Exercise: Among the records that follow, count the lines with the string "this"; report only that count.

***** Given information *****

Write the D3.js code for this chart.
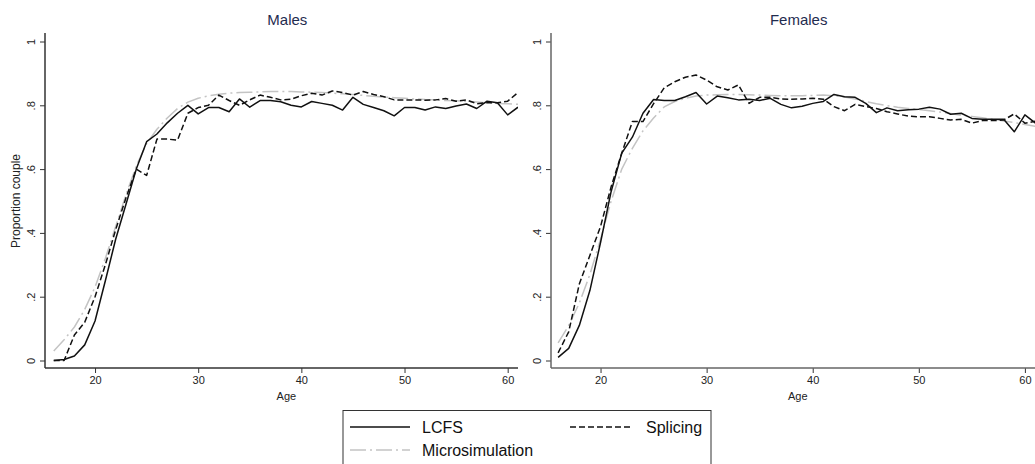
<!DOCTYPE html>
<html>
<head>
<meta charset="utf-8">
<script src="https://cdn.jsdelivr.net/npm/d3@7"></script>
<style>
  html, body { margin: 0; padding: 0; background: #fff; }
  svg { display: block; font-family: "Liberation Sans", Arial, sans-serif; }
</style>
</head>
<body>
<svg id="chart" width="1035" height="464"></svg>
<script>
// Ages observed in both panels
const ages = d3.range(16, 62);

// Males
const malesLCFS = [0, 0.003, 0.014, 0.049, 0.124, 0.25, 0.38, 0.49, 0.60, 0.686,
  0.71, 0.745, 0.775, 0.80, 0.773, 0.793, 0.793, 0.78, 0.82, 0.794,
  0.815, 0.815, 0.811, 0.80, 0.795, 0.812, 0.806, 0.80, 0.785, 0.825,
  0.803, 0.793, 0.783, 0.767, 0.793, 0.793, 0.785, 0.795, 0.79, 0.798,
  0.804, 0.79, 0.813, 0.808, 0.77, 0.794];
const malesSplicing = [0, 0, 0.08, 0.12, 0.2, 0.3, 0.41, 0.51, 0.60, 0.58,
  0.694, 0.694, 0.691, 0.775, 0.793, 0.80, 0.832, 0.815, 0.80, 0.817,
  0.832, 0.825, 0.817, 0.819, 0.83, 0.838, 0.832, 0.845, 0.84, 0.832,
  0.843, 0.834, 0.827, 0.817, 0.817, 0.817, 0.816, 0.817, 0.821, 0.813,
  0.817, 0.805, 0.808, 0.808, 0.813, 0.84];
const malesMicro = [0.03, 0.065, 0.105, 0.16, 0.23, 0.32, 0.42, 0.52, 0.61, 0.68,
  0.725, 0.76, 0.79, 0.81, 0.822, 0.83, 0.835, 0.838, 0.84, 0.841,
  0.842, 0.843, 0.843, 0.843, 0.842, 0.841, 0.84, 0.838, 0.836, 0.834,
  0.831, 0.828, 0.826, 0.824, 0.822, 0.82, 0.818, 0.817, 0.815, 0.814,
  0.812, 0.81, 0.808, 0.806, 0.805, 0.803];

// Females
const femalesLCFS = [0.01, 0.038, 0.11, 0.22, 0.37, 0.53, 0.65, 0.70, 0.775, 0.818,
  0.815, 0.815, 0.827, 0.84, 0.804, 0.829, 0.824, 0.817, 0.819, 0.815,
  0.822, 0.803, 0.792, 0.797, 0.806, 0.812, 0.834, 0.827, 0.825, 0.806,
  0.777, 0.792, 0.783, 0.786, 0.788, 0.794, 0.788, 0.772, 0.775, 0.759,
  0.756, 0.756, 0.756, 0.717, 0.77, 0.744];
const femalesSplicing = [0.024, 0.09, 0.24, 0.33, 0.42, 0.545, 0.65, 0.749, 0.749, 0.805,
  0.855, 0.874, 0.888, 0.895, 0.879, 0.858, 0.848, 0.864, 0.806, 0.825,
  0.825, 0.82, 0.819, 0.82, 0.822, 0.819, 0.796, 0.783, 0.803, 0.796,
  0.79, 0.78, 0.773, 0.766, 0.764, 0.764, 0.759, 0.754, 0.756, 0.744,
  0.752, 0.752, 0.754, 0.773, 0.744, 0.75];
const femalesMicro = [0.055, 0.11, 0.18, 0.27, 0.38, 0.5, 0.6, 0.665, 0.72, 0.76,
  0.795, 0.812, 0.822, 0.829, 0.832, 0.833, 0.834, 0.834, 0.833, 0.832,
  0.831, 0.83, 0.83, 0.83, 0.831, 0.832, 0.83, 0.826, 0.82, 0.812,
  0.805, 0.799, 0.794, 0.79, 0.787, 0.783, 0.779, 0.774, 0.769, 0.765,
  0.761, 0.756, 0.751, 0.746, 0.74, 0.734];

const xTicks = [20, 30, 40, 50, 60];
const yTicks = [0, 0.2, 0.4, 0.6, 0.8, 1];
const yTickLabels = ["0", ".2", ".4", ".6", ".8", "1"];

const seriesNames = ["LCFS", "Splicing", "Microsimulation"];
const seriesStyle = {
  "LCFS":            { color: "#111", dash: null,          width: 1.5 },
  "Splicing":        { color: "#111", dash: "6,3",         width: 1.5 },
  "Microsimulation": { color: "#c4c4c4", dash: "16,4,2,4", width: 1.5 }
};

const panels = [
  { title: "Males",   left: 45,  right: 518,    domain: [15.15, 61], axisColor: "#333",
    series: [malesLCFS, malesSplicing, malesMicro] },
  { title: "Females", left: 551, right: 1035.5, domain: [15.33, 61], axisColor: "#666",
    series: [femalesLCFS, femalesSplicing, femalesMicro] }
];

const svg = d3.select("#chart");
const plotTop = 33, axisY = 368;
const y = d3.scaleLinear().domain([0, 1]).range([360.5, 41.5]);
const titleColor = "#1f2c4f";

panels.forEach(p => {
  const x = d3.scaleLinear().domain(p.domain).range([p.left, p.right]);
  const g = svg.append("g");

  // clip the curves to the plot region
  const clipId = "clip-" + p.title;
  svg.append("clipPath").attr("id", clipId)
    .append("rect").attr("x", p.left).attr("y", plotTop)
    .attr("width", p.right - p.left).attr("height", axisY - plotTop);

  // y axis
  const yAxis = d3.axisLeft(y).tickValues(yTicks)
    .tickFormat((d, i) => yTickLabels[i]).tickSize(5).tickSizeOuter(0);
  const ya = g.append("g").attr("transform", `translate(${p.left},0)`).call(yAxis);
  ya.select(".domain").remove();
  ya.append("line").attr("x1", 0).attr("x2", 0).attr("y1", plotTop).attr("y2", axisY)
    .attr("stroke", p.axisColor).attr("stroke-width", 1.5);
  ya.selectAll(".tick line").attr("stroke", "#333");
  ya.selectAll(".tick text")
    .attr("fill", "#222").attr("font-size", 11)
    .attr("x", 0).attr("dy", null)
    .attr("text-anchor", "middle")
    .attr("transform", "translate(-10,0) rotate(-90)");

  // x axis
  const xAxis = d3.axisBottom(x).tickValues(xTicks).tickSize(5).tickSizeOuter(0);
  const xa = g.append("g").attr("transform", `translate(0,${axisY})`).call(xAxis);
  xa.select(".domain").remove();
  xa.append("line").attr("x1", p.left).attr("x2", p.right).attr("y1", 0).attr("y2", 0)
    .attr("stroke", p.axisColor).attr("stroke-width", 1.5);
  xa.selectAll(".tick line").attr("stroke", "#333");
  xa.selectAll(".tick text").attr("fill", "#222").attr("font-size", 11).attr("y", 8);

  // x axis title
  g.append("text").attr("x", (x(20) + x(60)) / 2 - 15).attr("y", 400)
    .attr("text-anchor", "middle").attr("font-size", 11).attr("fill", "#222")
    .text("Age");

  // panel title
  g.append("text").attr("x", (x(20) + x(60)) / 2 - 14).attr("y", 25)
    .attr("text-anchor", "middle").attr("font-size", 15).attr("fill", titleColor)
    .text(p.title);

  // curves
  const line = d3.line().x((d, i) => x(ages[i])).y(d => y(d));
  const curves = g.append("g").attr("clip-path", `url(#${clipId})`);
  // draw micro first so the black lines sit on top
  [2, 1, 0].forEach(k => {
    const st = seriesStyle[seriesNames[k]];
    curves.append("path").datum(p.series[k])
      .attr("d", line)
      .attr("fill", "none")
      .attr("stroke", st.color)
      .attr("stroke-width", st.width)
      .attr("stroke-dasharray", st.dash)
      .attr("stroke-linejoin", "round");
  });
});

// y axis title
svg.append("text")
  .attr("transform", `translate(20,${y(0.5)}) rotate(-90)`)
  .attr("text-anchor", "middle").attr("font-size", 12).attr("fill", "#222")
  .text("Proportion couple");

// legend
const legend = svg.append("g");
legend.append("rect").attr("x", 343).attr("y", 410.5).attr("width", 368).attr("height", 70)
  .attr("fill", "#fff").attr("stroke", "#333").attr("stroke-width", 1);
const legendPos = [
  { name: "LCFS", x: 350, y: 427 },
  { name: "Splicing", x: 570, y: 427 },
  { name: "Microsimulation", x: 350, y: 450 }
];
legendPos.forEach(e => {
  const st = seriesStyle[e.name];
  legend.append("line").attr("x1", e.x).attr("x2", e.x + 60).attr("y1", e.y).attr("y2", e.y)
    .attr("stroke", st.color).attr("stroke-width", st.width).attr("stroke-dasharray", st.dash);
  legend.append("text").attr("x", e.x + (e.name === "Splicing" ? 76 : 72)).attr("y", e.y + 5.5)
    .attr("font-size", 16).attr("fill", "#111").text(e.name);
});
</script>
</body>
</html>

*****
***** Given information *****

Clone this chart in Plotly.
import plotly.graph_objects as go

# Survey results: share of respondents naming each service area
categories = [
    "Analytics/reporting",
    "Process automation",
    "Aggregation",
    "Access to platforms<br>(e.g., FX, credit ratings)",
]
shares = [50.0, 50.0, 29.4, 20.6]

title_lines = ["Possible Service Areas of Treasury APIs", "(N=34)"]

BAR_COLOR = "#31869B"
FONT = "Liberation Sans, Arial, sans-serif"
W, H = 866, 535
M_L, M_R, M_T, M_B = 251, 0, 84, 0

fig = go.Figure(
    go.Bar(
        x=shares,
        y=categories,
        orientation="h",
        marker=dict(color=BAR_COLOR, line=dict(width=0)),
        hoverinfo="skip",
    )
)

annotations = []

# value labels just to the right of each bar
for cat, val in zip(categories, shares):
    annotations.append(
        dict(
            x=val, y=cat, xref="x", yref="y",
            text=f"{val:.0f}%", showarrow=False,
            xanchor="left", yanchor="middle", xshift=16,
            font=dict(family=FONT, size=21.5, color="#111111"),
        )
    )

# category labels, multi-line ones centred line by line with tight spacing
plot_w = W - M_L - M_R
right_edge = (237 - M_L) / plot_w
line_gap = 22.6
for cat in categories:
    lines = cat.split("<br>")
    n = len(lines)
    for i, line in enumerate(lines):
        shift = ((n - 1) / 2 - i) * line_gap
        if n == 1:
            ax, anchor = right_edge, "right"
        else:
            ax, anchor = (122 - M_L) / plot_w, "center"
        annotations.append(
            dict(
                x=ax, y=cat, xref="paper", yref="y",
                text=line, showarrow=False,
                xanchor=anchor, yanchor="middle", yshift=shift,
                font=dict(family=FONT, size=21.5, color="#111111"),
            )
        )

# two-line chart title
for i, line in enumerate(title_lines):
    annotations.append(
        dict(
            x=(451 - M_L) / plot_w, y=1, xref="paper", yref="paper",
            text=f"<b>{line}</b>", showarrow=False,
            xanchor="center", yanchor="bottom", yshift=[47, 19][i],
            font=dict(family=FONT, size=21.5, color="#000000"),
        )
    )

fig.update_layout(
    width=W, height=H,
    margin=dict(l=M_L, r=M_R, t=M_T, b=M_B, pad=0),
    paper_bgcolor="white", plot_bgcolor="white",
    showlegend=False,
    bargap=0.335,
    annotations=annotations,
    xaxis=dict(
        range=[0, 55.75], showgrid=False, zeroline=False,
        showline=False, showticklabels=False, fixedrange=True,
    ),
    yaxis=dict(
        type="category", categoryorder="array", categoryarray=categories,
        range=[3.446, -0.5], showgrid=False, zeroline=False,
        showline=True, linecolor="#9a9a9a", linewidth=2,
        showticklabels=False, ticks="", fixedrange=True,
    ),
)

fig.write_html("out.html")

*****
***** Given information *****

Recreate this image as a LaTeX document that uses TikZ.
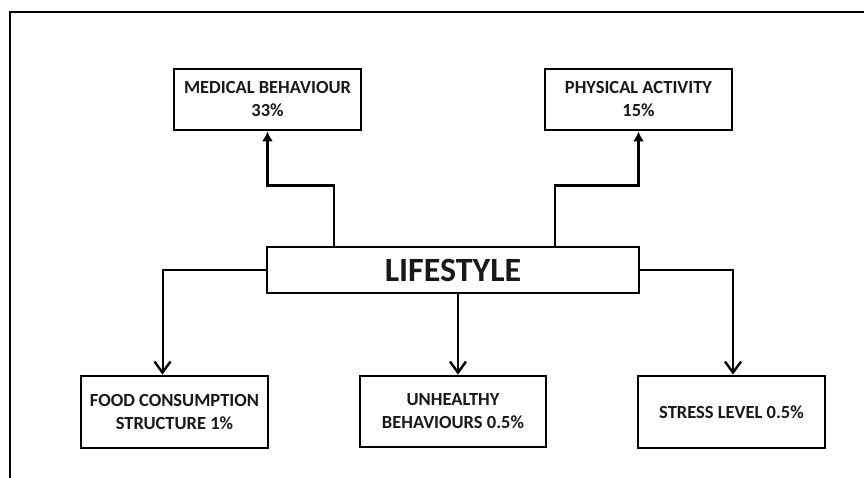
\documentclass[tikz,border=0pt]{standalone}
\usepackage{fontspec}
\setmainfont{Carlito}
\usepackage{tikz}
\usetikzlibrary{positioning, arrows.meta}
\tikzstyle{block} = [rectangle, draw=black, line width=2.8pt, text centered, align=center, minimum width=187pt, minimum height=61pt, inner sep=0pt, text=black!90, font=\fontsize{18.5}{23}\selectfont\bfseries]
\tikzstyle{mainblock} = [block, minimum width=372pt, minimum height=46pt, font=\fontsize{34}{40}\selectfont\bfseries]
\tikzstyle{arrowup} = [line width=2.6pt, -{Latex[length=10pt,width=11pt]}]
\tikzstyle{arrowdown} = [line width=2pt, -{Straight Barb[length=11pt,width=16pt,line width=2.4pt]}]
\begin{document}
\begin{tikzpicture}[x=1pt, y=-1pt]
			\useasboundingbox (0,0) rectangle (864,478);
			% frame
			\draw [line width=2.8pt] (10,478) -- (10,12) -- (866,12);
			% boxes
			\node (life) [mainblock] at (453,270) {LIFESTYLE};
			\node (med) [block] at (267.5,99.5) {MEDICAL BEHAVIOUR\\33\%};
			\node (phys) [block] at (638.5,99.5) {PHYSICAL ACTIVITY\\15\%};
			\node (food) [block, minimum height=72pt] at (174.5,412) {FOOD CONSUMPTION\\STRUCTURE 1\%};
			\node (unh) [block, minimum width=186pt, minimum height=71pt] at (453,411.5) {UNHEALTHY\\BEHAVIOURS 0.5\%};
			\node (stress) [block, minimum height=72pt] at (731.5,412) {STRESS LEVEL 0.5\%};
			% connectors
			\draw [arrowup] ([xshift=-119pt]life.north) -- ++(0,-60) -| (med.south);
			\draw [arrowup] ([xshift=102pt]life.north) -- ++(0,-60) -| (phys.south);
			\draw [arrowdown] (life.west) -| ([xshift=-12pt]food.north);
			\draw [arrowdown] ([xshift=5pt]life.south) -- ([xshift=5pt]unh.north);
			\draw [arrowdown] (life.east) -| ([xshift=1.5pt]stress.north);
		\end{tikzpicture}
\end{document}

*****

Solution to the problem: 3